--- Stated exercise ---
Take the lines from the beginning of the material through the line containing "const labelFont = '17px ' + fontFamily;" and retype them exactly, leaving the pictures out.
......
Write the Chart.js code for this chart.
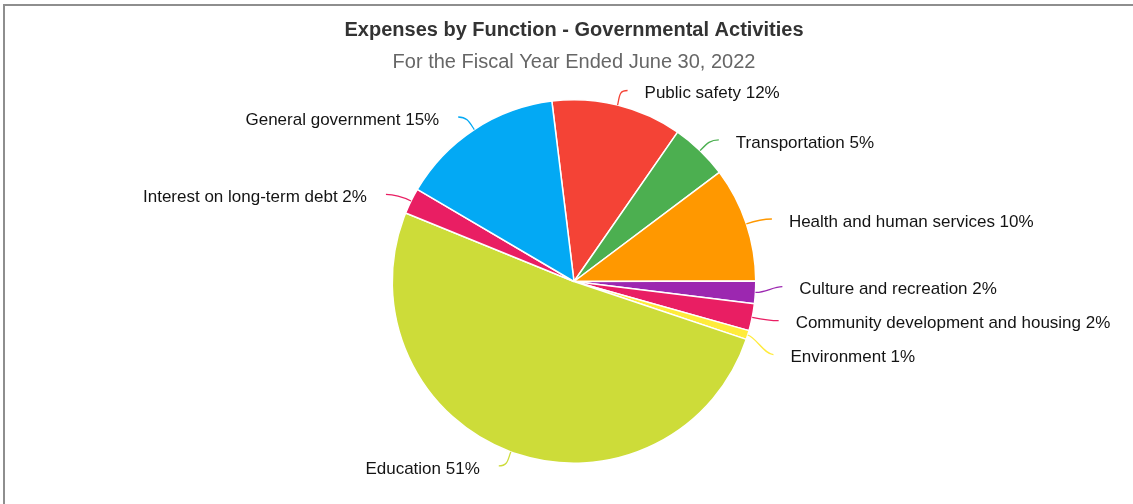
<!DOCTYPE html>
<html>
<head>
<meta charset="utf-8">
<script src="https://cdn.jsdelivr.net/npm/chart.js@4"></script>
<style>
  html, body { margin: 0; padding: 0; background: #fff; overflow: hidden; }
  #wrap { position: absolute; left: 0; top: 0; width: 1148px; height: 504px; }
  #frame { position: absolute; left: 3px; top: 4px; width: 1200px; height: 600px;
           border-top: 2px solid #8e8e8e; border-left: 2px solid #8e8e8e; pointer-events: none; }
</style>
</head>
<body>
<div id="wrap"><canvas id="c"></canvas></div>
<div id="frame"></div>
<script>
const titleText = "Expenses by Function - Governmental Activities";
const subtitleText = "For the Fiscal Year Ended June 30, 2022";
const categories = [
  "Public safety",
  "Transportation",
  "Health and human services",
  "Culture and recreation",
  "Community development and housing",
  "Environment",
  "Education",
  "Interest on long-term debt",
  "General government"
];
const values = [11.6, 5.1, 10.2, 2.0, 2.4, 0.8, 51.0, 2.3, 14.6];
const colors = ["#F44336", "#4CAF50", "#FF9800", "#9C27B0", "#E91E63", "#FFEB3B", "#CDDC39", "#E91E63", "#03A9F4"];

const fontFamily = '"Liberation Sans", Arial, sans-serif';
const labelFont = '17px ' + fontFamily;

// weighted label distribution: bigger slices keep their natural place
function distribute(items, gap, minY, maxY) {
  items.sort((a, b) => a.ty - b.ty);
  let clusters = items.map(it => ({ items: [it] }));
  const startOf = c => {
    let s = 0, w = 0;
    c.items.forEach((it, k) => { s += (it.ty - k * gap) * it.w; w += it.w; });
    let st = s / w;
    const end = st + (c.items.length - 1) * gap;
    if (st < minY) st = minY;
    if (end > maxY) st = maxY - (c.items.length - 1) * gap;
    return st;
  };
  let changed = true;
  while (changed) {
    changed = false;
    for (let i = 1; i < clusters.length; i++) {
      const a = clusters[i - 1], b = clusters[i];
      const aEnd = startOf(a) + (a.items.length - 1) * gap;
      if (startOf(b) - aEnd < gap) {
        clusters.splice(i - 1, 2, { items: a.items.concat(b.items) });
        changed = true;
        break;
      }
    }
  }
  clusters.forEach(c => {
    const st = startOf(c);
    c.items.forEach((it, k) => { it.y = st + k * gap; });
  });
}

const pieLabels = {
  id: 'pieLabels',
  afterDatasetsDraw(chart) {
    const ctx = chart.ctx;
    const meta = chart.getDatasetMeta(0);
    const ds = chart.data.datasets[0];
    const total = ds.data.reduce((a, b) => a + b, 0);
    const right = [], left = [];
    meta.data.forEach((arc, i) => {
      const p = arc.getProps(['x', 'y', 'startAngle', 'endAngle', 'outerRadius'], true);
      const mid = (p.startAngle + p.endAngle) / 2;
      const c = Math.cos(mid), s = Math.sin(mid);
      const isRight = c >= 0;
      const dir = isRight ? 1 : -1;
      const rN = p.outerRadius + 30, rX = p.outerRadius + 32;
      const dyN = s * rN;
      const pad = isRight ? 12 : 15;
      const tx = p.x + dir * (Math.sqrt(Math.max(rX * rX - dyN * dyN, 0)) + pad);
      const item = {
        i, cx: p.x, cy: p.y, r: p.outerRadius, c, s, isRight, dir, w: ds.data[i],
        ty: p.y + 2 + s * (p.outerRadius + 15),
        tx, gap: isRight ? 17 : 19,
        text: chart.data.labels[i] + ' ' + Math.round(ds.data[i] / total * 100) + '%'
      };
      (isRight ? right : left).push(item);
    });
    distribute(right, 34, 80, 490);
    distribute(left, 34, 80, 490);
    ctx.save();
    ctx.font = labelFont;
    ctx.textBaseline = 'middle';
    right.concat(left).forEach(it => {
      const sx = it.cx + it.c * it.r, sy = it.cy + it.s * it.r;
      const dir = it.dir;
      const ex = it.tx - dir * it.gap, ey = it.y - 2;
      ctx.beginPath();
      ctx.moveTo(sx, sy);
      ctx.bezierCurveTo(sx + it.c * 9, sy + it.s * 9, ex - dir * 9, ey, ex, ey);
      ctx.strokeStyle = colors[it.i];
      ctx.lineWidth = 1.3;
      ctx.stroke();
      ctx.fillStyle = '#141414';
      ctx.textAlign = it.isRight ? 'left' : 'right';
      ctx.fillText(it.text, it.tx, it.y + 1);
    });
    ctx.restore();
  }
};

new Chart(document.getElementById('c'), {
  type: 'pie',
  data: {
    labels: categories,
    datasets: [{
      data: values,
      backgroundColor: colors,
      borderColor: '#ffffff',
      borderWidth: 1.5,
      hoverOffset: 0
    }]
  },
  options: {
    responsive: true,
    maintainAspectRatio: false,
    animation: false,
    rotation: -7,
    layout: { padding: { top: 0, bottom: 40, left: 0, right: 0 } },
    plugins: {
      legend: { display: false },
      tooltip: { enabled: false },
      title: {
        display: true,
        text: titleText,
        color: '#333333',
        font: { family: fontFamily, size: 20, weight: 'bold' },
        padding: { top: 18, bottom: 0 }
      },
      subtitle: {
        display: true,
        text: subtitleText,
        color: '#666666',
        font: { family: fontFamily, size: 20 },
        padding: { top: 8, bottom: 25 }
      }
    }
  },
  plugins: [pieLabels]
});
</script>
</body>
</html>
......
--- Result below ---
Write the Chart.js code for this chart.
<!DOCTYPE html>
<html>
<head>
<meta charset="utf-8">
<script src="https://cdn.jsdelivr.net/npm/chart.js@4"></script>
<style>
  html, body { margin: 0; padding: 0; background: #fff; overflow: hidden; }
  #wrap { position: absolute; left: 0; top: 0; width: 1148px; height: 504px; }
  #frame { position: absolute; left: 3px; top: 4px; width: 1200px; height: 600px;
           border-top: 2px solid #8e8e8e; border-left: 2px solid #8e8e8e; pointer-events: none; }
</style>
</head>
<body>
<div id="wrap"><canvas id="c"></canvas></div>
<div id="frame"></div>
<script>
const titleText = "Expenses by Function - Governmental Activities";
const subtitleText = "For the Fiscal Year Ended June 30, 2022";
const categories = [
  "Public safety",
  "Transportation",
  "Health and human services",
  "Culture and recreation",
  "Community development and housing",
  "Environment",
  "Education",
  "Interest on long-term debt",
  "General government"
];
const values = [11.6, 5.1, 10.2, 2.0, 2.4, 0.8, 51.0, 2.3, 14.6];
const colors = ["#F44336", "#4CAF50", "#FF9800", "#9C27B0", "#E91E63", "#FFEB3B", "#CDDC39", "#E91E63", "#03A9F4"];

const fontFamily = '"Liberation Sans", Arial, sans-serif';
const labelFont = '17px ' + fontFamily;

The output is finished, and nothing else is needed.